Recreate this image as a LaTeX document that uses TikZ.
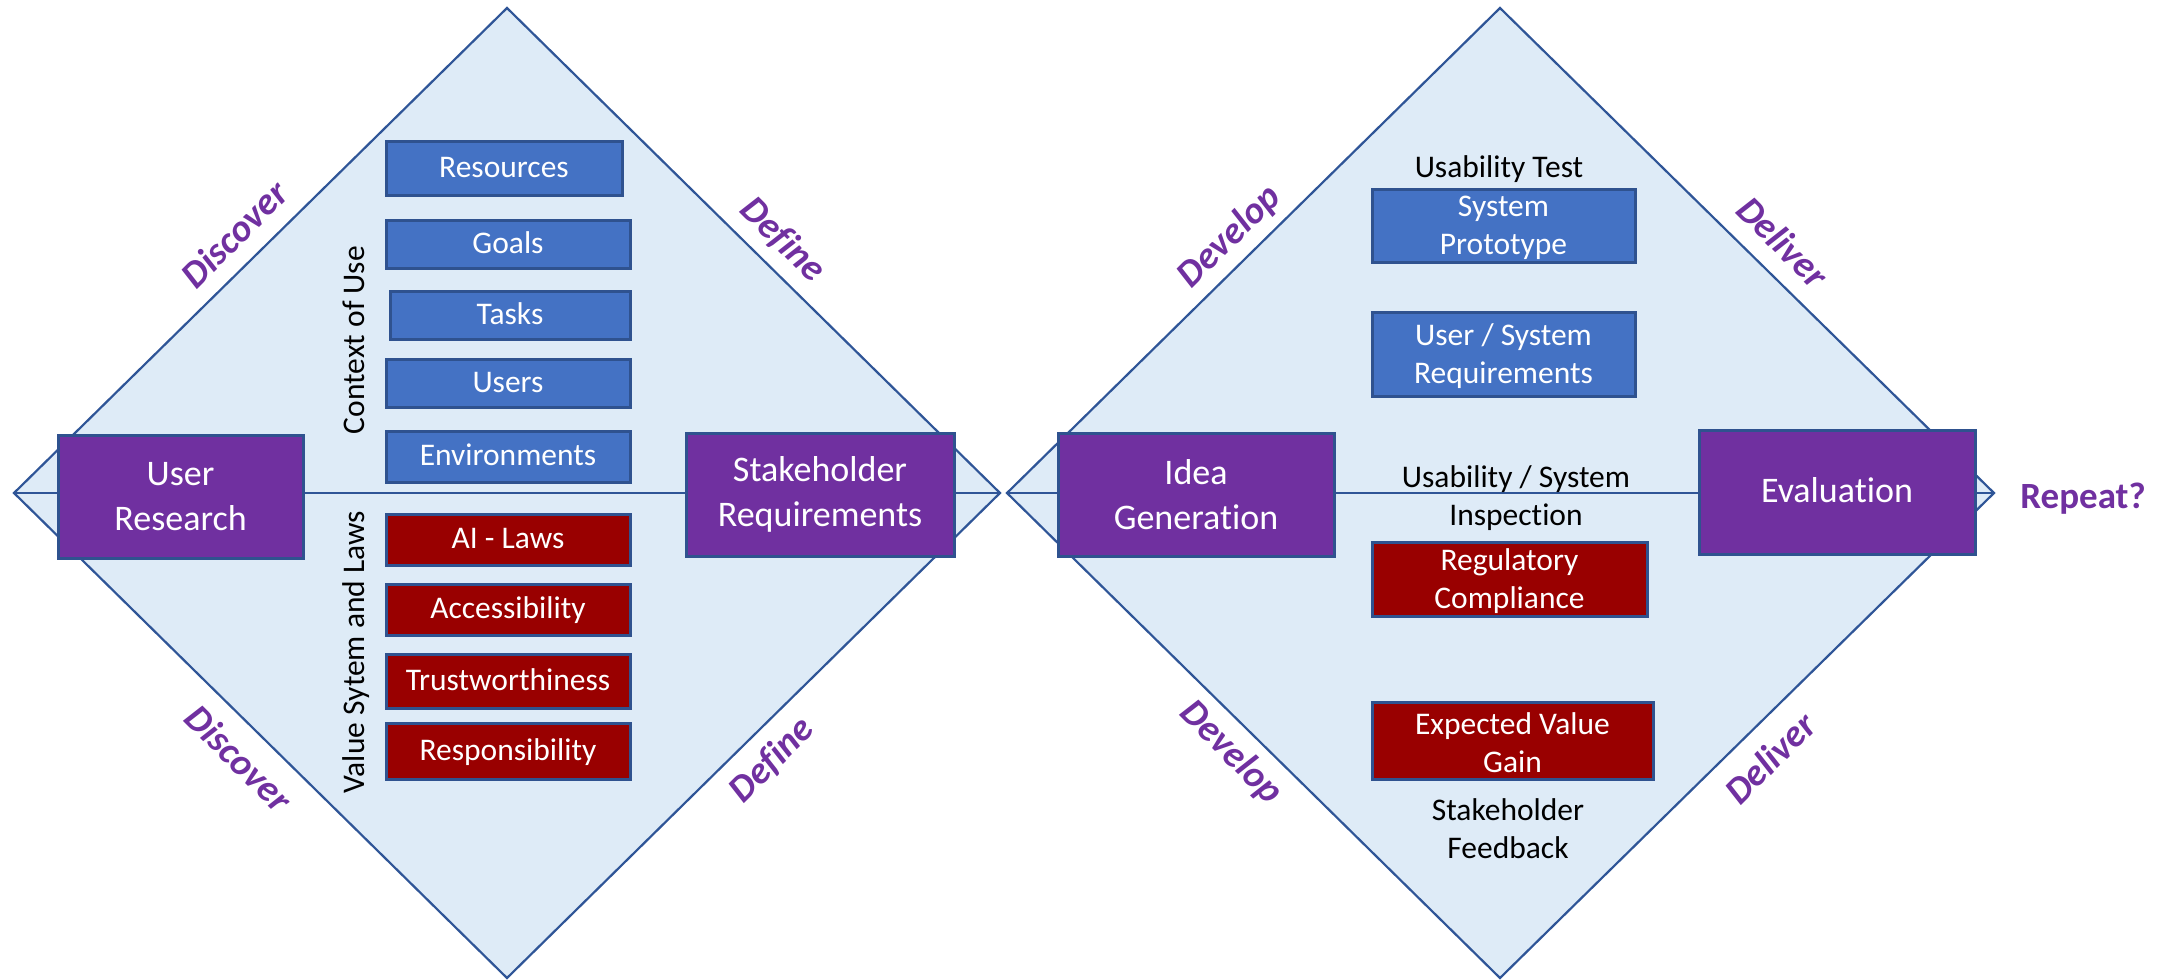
\documentclass[tikz,border=0pt]{standalone}
\usepackage{fontspec}
\setmainfont{Carlito}[Ligatures=CommonOff]
\definecolor{diafill}{HTML}{DEEBF7}
\definecolor{diaedge}{HTML}{2F5597}
\definecolor{boxblue}{HTML}{4472C4}
\definecolor{boxedge}{HTML}{2F528F}
\definecolor{boxred}{HTML}{990000}
\definecolor{boxpurple}{HTML}{7030A0}
\definecolor{phasepurple}{HTML}{7030A0}
\newcommand{\firstline}{\rule{0pt}{26pt}}
\begin{document}
\begin{tikzpicture}[x=1pt,y=-1pt,
  dia/.style={fill=diafill, draw=diaedge, line width=2.2pt, line join=miter},
  axisline/.style={draw=diaedge, line width=2.2pt},
  bluebox/.style={rectangle, fill=boxblue, draw=boxedge, line width=3pt, text=white,
    font=\fontsize{31.5}{38}\selectfont, align=center, inner sep=0pt},
  oneline/.style={text height=25pt, text depth=6.3pt},
  redbox/.style={bluebox, fill=boxred},
  purplebox/.style={bluebox, fill=boxpurple, font=\fontsize{36}{45}\selectfont},
  phase/.style={text=phasepurple, inner sep=0pt, font=\fontsize{38}{40}\selectfont\bfseries\itshape},
  plain/.style={inner sep=0pt, align=center, font=\fontsize{31.5}{38}\selectfont},
  sidelabel/.style={inner sep=0pt, rotate=90, anchor=base, font=\fontsize{31.5}{38}\selectfont},
  repeatlabel/.style={inner sep=0pt, text=phasepurple, font=\fontsize{37}{40}\selectfont\bfseries}
]
\useasboundingbox (0,0) rectangle (2172,980);

% diamond vertices
\coordinate (AT) at (507,8);
\coordinate (AL) at (14,493);
\coordinate (AR) at (1000,493);
\coordinate (AB) at (507,978);
\coordinate (BT) at (1500,8);
\coordinate (BL) at (1007,493);
\coordinate (BR) at (1994,493);
\coordinate (BB) at (1500,978);

\path[dia] (AT) -- (AR) -- (AB) -- (AL) -- cycle;
\path[dia] (BT) -- (BR) -- (BB) -- (BL) -- cycle;
\draw[axisline] (AL) -- (AR);
\draw[axisline] (BL) -- (BR);

% left diamond
\node[purplebox, minimum width=245pt, minimum height=123pt] (ur) at (180.5,496.5) {User\\Research};
\node[purplebox, minimum width=268pt, minimum height=123pt] (sr) at (820,494.5) {Stakeholder\\Requirements};

\node[bluebox, oneline, minimum width=236pt, minimum height=54pt] (res) at (504,168) {Resources};
\node[bluebox, oneline, minimum width=244pt, minimum height=48pt] (goals) at (508,244) {Goals};
\node[bluebox, oneline, minimum width=240pt, minimum height=48pt] (tasks) at (510,315) {Tasks};
\node[bluebox, oneline, minimum width=244pt, minimum height=48pt] (users) at (508,383) {Users};
\node[bluebox, oneline, minimum width=244pt, minimum height=51pt] (env) at (508,456.5) {Environments};

\node[redbox, oneline, minimum width=244pt, minimum height=51pt] (ai) at (508,539.5) {AI - Laws};
\node[redbox, oneline, minimum width=244pt, minimum height=51pt] (acc) at (508,609.5) {Accessibility};
\node[redbox, oneline, minimum width=244pt, minimum height=54pt] (trust) at (508,681) {Trustworthiness};
\node[redbox, oneline, minimum width=244pt, minimum height=56pt] (resp) at (508,751) {Responsibility};

\node[sidelabel] (cou) at (364,340) {Context of Use};
\node[sidelabel] (vsl) at (364,652) {Value Sytem and Laws};

\node[phase, rotate=45] (disc1) at (234,234) {Discover};
\node[phase, rotate=-45] (def1) at (783,240) {Define};
\node[phase, rotate=-45] (disc2) at (239,758) {Discover};
\node[phase, rotate=45] (def2) at (772,760) {Define};

% right diamond
\node[purplebox, minimum width=276pt, minimum height=123pt] (idea) at (1196,494.5) {Idea\\Generation};
\node[purplebox, oneline, text height=28.8pt, text depth=7.2pt, minimum width=276pt, minimum height=124pt] (eval) at (1837,492) {Evaluation};

\node[plain, anchor=base] (ut) at (1499,177) {Usability Test};
\node[bluebox, minimum width=263pt, minimum height=73pt] (sp) at (1503.5,225.5) {\firstline System\\Prototype};
\node[bluebox, minimum width=263pt, minimum height=84pt] (usr) at (1503.5,354) {\firstline User / System\\Requirements};
\node[plain] (usi) at (1516,498) {Usability / System\\Inspection};
\node[redbox, minimum width=275pt, minimum height=74pt] (rc) at (1509.5,579) {\firstline Regulatory\\Compliance};
\node[redbox, minimum width=281pt, minimum height=77pt] (evg) at (1512.5,740.5) {\firstline Expected Value\\Gain};
\node[plain] (sf) at (1508,829) {Stakeholder\\Feedback};

\node[phase, rotate=45] (dev1) at (1230,237) {Develop};
\node[phase, rotate=-45] (del1) at (1783,242) {Deliver};
\node[phase, rotate=-45] (dev2) at (1231,753) {Develop};
\node[phase, rotate=45] (del2) at (1770,758) {Deliver};

\node[repeatlabel] (rep) at (2083,499) {Repeat?};
\end{tikzpicture}
\end{document}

◆ **What you are asked to do**
Transcribe the material exactly, leaving every picture out.

◆ **Written response**
Recreate this image as a LaTeX document that uses TikZ.
\documentclass[tikz,border=0pt]{standalone}
\usepackage{fontspec}
\setmainfont{Carlito}[Ligatures=CommonOff]
\definecolor{diafill}{HTML}{DEEBF7}
\definecolor{diaedge}{HTML}{2F5597}
\definecolor{boxblue}{HTML}{4472C4}
\definecolor{boxedge}{HTML}{2F528F}
\definecolor{boxred}{HTML}{990000}
\definecolor{boxpurple}{HTML}{7030A0}
\definecolor{phasepurple}{HTML}{7030A0}
\newcommand{\firstline}{\rule{0pt}{26pt}}
\begin{document}
\begin{tikzpicture}[x=1pt,y=-1pt,
  dia/.style={fill=diafill, draw=diaedge, line width=2.2pt, line join=miter},
  axisline/.style={draw=diaedge, line width=2.2pt},
  bluebox/.style={rectangle, fill=boxblue, draw=boxedge, line width=3pt, text=white,
    font=\fontsize{31.5}{38}\selectfont, align=center, inner sep=0pt},
  oneline/.style={text height=25pt, text depth=6.3pt},
  redbox/.style={bluebox, fill=boxred},
  purplebox/.style={bluebox, fill=boxpurple, font=\fontsize{36}{45}\selectfont},
  phase/.style={text=phasepurple, inner sep=0pt, font=\fontsize{38}{40}\selectfont\bfseries\itshape},
  plain/.style={inner sep=0pt, align=center, font=\fontsize{31.5}{38}\selectfont},
  sidelabel/.style={inner sep=0pt, rotate=90, anchor=base, font=\fontsize{31.5}{38}\selectfont},
  repeatlabel/.style={inner sep=0pt, text=phasepurple, font=\fontsize{37}{40}\selectfont\bfseries}
]
\useasboundingbox (0,0) rectangle (2172,980);

% diamond vertices
\coordinate (AT) at (507,8);
\coordinate (AL) at (14,493);
\coordinate (AR) at (1000,493);
\coordinate (AB) at (507,978);
\coordinate (BT) at (1500,8);
\coordinate (BL) at (1007,493);
\coordinate (BR) at (1994,493);
\coordinate (BB) at (1500,978);

\path[dia] (AT) -- (AR) -- (AB) -- (AL) -- cycle;
\path[dia] (BT) -- (BR) -- (BB) -- (BL) -- cycle;
\draw[axisline] (AL) -- (AR);
\draw[axisline] (BL) -- (BR);

% left diamond
\node[purplebox, minimum width=245pt, minimum height=123pt] (ur) at (180.5,496.5) {User\\Research};
\node[purplebox, minimum width=268pt, minimum height=123pt] (sr) at (820,494.5) {Stakeholder\\Requirements};

\node[bluebox, oneline, minimum width=236pt, minimum height=54pt] (res) at (504,168) {Resources};
\node[bluebox, oneline, minimum width=244pt, minimum height=48pt] (goals) at (508,244) {Goals};
\node[bluebox, oneline, minimum width=240pt, minimum height=48pt] (tasks) at (510,315) {Tasks};
\node[bluebox, oneline, minimum width=244pt, minimum height=48pt] (users) at (508,383) {Users};
\node[bluebox, oneline, minimum width=244pt, minimum height=51pt] (env) at (508,456.5) {Environments};

\node[redbox, oneline, minimum width=244pt, minimum height=51pt] (ai) at (508,539.5) {AI - Laws};
\node[redbox, oneline, minimum width=244pt, minimum height=51pt] (acc) at (508,609.5) {Accessibility};
\node[redbox, oneline, minimum width=244pt, minimum height=54pt] (trust) at (508,681) {Trustworthiness};
\node[redbox, oneline, minimum width=244pt, minimum height=56pt] (resp) at (508,751) {Responsibility};

\node[sidelabel] (cou) at (364,340) {Context of Use};
\node[sidelabel] (vsl) at (364,652) {Value Sytem and Laws};

\node[phase, rotate=45] (disc1) at (234,234) {Discover};
\node[phase, rotate=-45] (def1) at (783,240) {Define};
\node[phase, rotate=-45] (disc2) at (239,758) {Discover};
\node[phase, rotate=45] (def2) at (772,760) {Define};

% right diamond
\node[purplebox, minimum width=276pt, minimum height=123pt] (idea) at (1196,494.5) {Idea\\Generation};
\node[purplebox, oneline, text height=28.8pt, text depth=7.2pt, minimum width=276pt, minimum height=124pt] (eval) at (1837,492) {Evaluation};

\node[plain, anchor=base] (ut) at (1499,177) {Usability Test};
\node[bluebox, minimum width=263pt, minimum height=73pt] (sp) at (1503.5,225.5) {\firstline System\\Prototype};
\node[bluebox, minimum width=263pt, minimum height=84pt] (usr) at (1503.5,354) {\firstline User / System\\Requirements};
\node[plain] (usi) at (1516,498) {Usability / System\\Inspection};
\node[redbox, minimum width=275pt, minimum height=74pt] (rc) at (1509.5,579) {\firstline Regulatory\\Compliance};
\node[redbox, minimum width=281pt, minimum height=77pt] (evg) at (1512.5,740.5) {\firstline Expected Value\\Gain};
\node[plain] (sf) at (1508,829) {Stakeholder\\Feedback};

\node[phase, rotate=45] (dev1) at (1230,237) {Develop};
\node[phase, rotate=-45] (del1) at (1783,242) {Deliver};
\node[phase, rotate=-45] (dev2) at (1231,753) {Develop};
\node[phase, rotate=45] (del2) at (1770,758) {Deliver};

\node[repeatlabel] (rep) at (2083,499) {Repeat?};
\end{tikzpicture}
\end{document}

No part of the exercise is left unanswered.